Double standards persist. Here, FDA inspections are unannounced. In China, FDA inspectors warn the drug maker in advance and must get a visa.
Most remarkably, the FDA does not bring its own translators on foreign inspection tours or hire independent translators to accompany its inspectors to foreign drug-making facilities. Instead, it relies on English-speaking officials at the factories being inspected to tell them what is going on.

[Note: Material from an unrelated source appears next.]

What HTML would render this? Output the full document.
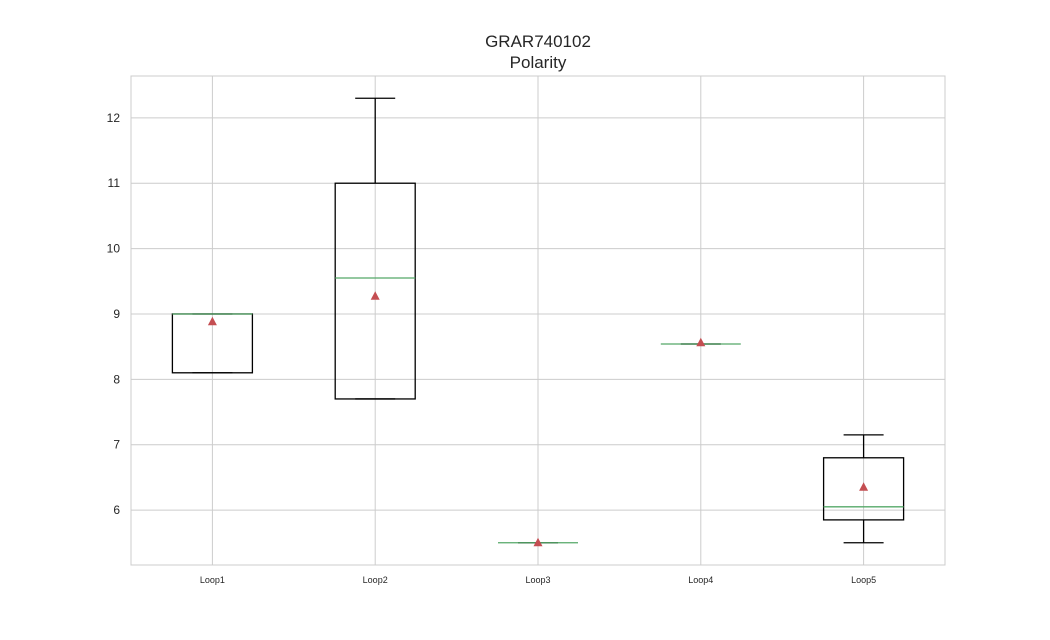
<!DOCTYPE html>
<html><head><meta charset="utf-8"><style>
body{margin:0;background:#fff;font-family:"Liberation Sans",sans-serif}
</style></head><body>
<svg id="chart" width="1050" height="635" xmlns="http://www.w3.org/2000/svg">
<text x="538" y="47" text-anchor="middle" font-size="17" fill="#262626" font-family="Liberation Sans, sans-serif">GRAR740102</text>
<text x="538" y="68" text-anchor="middle" font-size="17" fill="#262626" font-family="Liberation Sans, sans-serif">Polarity</text>
<g id="grid"></g><g id="marks"></g>
<rect x="131" y="76" width="814" height="489" fill="none" stroke="#ccc" stroke-width="1"/>
</svg>
<script>
const categories=["Loop1","Loop2","Loop3","Loop4","Loop5"];
const whiskerLow=[8.1,7.7,5.5,8.54,5.5];
const q1=[8.1,7.7,5.5,8.54,5.85];
const medians=[9.0,9.55,5.5,8.54,6.05];
const q3=[9.0,11.0,5.5,8.54,6.8];
const whiskerHigh=[9.0,12.3,5.5,8.54,7.15];
const means=[8.88,9.27,5.5,8.56,6.35];
const yTicks=[6,7,8,9,10,11,12];

const NS="http://www.w3.org/2000/svg";
const L=131,R=945,T=76,B=565,yMin=5.16,yMax=12.64;
const y=v=>B-(v-yMin)/(yMax-yMin)*(B-T);
const step=(R-L)/categories.length;
const x=i=>L+step*(i+0.5);
const bw=80;
function mk(tag,at,parent){const e=document.createElementNS(NS,tag);for(const k in at)e.setAttribute(k,at[k]);parent.appendChild(e);return e;}
const grid=document.getElementById('grid'),marks=document.getElementById('marks');
yTicks.forEach(t=>{
  const l=mk('line',{x1:L,x2:R,y1:y(t),y2:y(t),stroke:'#ccc','stroke-width':1},grid);
  
  
  const tx=mk('text',{x:L-11,y:y(t)+4,'text-anchor':'end','font-size':12,fill:'#262626'},grid);
  tx.textContent=t;
  
  
});
categories.forEach((c,i)=>{
  const cx=x(i);
  const g=mk('line',{x1:cx,x2:cx,y1:T,y2:B,stroke:'#ccc','stroke-width':1},grid);
  
  
  const tx=mk('text',{x:cx,y:B+18,'text-anchor':'middle','font-size':9,fill:'#262626'},grid);
  tx.textContent=c;
  
  
  const grp=mk('g',{},marks);
  
  
  const s={stroke:'#000','stroke-width':1.3,fill:'none'};
  mk('line',Object.assign({x1:cx,x2:cx,y1:y(whiskerLow[i]),y2:y(q1[i])},s),grp);
  mk('line',Object.assign({x1:cx,x2:cx,y1:y(q3[i]),y2:y(whiskerHigh[i])},s),grp);
  mk('line',Object.assign({x1:cx-bw/4,x2:cx+bw/4,y1:y(whiskerLow[i]),y2:y(whiskerLow[i])},s),grp);
  mk('line',Object.assign({x1:cx-bw/4,x2:cx+bw/4,y1:y(whiskerHigh[i]),y2:y(whiskerHigh[i])},s),grp);
  mk('rect',Object.assign({x:cx-bw/2,y:y(q3[i]),width:bw,height:Math.max(0,y(q1[i])-y(q3[i]))},s),grp);
  mk('line',{x1:cx-bw/2,x2:cx+bw/2,y1:y(medians[i]),y2:y(medians[i]),stroke:'#55a868','stroke-width':1.3},grp);
  const my=y(means[i]);
  mk('polygon',{points:`${cx},${my-5} ${cx-4.5},${my+3.5} ${cx+4.5},${my+3.5}`,fill:'#c44e52'},grp);
});
</script>
</body></html>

"Our concern is not whether there is somebody in the Chinese facility who speaks English," GAO's Crosse told me, "but whether the inspectors can to talk to anybody on the line that they want to, can look at the signs labeling the equipment and read it and understand whether it is appropriately labeled, whether it has the right kinds of warnings on it, can look in a logbook and understand what kind of records were being kept, and understand what the columns were that people were asked to fill out."
The heparin that is suspected in the four deaths over the last two months was sold by Illinois-based Baxter Healthcare Corp., which secured the active ingredient in the drug from a company in China called Changzhou SPL. Changzhou was never inspected by the FDA, the Chicago Tribune reported this week, because "regulators confused the factory's name with another that already had U.S. approval."
"This is exactly the risk we were pointing to," Crosse told me.
Will another decade pass before politicians fix the FDA?